• [Exercise objective]:
The required output is a word-for-word copy of the lines from the line bearing "What React, TypeScript" through the line bearing "const lowerStress = [0, 245, 41, 41];", inclusive, and no other lines.

• [Entries supplied]:
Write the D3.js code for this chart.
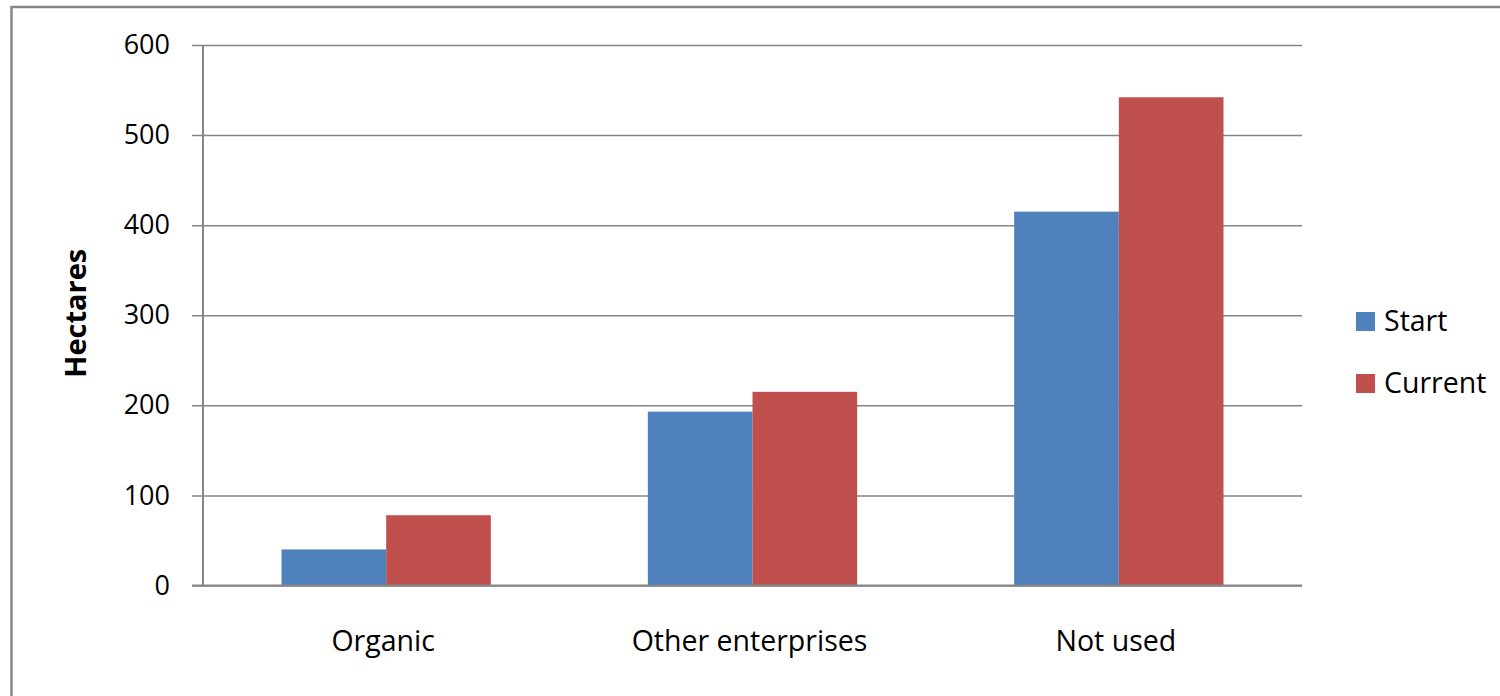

--

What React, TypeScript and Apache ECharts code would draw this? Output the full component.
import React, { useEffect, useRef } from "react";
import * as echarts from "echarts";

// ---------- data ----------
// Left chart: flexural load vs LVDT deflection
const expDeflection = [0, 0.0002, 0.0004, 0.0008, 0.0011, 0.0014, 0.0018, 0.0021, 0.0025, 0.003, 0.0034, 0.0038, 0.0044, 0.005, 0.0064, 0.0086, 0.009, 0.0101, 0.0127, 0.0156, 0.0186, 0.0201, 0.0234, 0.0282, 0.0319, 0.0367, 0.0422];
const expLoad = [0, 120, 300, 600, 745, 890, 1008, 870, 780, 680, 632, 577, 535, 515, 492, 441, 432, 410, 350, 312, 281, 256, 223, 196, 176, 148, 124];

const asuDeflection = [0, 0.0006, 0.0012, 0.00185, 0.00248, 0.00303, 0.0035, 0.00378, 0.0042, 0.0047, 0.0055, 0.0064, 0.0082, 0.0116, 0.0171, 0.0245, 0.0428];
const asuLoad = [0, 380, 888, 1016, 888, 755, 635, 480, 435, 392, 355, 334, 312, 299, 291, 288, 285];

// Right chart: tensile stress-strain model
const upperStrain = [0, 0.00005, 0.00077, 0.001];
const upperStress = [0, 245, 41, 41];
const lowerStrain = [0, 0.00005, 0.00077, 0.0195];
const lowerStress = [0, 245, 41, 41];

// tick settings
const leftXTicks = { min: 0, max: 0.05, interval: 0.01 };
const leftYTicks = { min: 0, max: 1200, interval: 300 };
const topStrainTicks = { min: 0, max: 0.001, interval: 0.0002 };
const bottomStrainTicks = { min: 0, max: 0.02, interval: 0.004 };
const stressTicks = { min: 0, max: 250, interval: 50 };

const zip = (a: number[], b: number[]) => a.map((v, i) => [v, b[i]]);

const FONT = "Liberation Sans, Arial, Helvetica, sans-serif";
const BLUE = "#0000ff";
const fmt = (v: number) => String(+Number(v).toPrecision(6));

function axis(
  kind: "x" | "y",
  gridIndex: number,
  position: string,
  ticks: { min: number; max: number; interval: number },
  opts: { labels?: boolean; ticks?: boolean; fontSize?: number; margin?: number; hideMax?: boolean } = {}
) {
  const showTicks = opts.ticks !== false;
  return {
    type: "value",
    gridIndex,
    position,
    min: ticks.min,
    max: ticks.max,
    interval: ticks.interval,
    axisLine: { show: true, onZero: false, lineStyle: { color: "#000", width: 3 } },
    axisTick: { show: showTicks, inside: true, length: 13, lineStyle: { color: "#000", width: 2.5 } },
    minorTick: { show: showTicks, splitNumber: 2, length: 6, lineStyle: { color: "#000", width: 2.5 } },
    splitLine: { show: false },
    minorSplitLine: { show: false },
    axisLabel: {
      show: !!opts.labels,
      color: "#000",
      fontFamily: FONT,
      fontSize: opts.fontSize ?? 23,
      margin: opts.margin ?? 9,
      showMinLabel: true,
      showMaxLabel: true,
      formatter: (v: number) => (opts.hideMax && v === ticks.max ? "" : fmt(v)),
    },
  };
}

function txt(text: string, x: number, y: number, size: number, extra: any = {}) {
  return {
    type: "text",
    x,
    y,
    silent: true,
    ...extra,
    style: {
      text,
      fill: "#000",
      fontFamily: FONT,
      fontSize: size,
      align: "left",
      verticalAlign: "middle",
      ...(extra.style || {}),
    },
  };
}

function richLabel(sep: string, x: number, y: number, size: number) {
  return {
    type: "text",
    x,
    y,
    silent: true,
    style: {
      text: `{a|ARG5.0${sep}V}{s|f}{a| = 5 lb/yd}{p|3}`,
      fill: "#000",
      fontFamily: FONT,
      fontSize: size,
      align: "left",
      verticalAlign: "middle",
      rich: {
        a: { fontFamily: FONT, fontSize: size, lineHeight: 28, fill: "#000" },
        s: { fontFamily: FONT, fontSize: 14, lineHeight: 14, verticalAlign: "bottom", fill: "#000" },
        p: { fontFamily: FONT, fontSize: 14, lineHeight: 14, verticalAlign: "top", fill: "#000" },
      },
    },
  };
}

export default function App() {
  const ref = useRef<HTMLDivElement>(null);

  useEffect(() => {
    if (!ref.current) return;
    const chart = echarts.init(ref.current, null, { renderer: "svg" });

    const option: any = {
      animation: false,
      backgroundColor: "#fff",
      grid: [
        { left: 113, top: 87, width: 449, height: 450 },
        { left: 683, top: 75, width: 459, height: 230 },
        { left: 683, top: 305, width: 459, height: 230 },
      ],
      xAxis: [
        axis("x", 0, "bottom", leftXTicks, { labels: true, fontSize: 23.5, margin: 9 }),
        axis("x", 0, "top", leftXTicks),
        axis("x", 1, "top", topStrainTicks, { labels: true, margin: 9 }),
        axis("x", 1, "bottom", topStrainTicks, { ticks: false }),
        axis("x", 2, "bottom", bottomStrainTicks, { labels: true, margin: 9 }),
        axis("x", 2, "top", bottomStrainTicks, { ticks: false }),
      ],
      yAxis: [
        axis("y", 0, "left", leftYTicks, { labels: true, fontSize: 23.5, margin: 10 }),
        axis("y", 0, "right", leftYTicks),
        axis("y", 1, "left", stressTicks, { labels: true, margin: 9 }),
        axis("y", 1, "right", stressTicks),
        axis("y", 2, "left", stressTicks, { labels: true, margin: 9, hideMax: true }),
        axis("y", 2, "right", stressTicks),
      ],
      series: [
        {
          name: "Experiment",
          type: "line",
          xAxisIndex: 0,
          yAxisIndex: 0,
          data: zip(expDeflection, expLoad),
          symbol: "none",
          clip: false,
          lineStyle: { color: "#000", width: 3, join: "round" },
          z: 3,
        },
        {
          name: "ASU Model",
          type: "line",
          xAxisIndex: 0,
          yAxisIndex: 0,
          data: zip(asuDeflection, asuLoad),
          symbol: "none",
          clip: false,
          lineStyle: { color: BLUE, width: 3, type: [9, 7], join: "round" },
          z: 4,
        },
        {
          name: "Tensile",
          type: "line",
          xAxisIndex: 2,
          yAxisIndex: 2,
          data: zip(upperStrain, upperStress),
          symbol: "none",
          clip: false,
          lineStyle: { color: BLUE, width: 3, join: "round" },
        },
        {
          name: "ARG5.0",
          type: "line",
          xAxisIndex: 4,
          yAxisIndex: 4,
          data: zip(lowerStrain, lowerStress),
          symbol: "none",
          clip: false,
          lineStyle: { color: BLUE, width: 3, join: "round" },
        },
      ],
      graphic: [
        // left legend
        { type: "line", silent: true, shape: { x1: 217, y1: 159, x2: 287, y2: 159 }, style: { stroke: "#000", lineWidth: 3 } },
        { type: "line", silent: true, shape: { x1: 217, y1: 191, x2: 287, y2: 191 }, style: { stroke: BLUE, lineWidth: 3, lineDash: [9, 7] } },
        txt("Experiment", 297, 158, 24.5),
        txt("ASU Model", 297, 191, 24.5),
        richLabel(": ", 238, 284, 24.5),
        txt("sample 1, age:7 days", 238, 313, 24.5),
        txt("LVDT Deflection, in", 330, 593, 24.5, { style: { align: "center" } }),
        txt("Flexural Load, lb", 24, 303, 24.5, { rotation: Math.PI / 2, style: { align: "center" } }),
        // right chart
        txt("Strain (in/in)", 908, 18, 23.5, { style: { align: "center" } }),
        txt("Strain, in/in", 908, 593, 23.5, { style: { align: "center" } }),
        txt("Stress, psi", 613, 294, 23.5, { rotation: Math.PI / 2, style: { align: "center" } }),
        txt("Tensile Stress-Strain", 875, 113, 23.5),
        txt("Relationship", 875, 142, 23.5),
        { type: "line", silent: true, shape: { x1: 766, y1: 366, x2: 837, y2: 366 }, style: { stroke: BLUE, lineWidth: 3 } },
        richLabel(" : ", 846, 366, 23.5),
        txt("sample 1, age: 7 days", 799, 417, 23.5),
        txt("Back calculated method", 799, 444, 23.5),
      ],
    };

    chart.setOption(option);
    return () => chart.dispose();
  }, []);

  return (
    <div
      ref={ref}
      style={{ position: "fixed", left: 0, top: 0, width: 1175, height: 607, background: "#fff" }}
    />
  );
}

• [Exercise output]:
What React, TypeScript and Apache ECharts code would draw this? Output the full component.
import React, { useEffect, useRef } from "react";
import * as echarts from "echarts";

// ---------- data ----------
// Left chart: flexural load vs LVDT deflection
const expDeflection = [0, 0.0002, 0.0004, 0.0008, 0.0011, 0.0014, 0.0018, 0.0021, 0.0025, 0.003, 0.0034, 0.0038, 0.0044, 0.005, 0.0064, 0.0086, 0.009, 0.0101, 0.0127, 0.0156, 0.0186, 0.0201, 0.0234, 0.0282, 0.0319, 0.0367, 0.0422];
const expLoad = [0, 120, 300, 600, 745, 890, 1008, 870, 780, 680, 632, 577, 535, 515, 492, 441, 432, 410, 350, 312, 281, 256, 223, 196, 176, 148, 124];

const asuDeflection = [0, 0.0006, 0.0012, 0.00185, 0.00248, 0.00303, 0.0035, 0.00378, 0.0042, 0.0047, 0.0055, 0.0064, 0.0082, 0.0116, 0.0171, 0.0245, 0.0428];
const asuLoad = [0, 380, 888, 1016, 888, 755, 635, 480, 435, 392, 355, 334, 312, 299, 291, 288, 285];

// Right chart: tensile stress-strain model
const upperStrain = [0, 0.00005, 0.00077, 0.001];
const upperStress = [0, 245, 41, 41];
const lowerStrain = [0, 0.00005, 0.00077, 0.0195];
const lowerStress = [0, 245, 41, 41];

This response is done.